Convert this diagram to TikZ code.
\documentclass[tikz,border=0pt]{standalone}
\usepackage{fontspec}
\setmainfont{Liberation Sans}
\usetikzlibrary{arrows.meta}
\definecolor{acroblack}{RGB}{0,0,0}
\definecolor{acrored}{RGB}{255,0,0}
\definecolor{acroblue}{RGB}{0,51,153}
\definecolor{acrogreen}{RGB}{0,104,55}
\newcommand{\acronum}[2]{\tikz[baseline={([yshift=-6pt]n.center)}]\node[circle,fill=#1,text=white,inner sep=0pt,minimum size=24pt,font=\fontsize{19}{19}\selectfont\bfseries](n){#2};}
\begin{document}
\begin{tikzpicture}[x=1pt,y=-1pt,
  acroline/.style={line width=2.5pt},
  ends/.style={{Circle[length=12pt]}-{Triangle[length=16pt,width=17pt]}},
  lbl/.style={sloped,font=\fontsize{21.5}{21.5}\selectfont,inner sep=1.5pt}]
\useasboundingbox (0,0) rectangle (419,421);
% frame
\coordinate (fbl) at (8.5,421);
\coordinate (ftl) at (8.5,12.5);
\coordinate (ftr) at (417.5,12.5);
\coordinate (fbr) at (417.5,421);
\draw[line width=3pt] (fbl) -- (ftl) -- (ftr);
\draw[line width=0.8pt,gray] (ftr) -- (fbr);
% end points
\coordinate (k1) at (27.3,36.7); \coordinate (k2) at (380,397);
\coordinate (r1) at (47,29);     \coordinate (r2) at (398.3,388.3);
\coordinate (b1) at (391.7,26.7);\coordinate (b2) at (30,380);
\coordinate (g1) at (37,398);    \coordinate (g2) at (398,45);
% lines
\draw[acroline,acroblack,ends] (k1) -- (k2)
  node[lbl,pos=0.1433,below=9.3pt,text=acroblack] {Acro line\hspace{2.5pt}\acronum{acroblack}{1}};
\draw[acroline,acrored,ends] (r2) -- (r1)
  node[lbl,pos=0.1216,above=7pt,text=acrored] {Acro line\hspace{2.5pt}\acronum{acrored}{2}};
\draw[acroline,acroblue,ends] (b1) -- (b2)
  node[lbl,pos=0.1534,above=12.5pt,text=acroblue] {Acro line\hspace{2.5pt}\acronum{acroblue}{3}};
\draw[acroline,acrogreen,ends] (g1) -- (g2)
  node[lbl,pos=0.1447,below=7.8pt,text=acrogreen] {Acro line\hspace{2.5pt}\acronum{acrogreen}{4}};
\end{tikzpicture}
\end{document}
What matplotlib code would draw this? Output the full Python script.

--------

Within the listing above, copy each line that has the string "code".

Convert this diagram to TikZ code.
What matplotlib code would draw this? Output the full Python script.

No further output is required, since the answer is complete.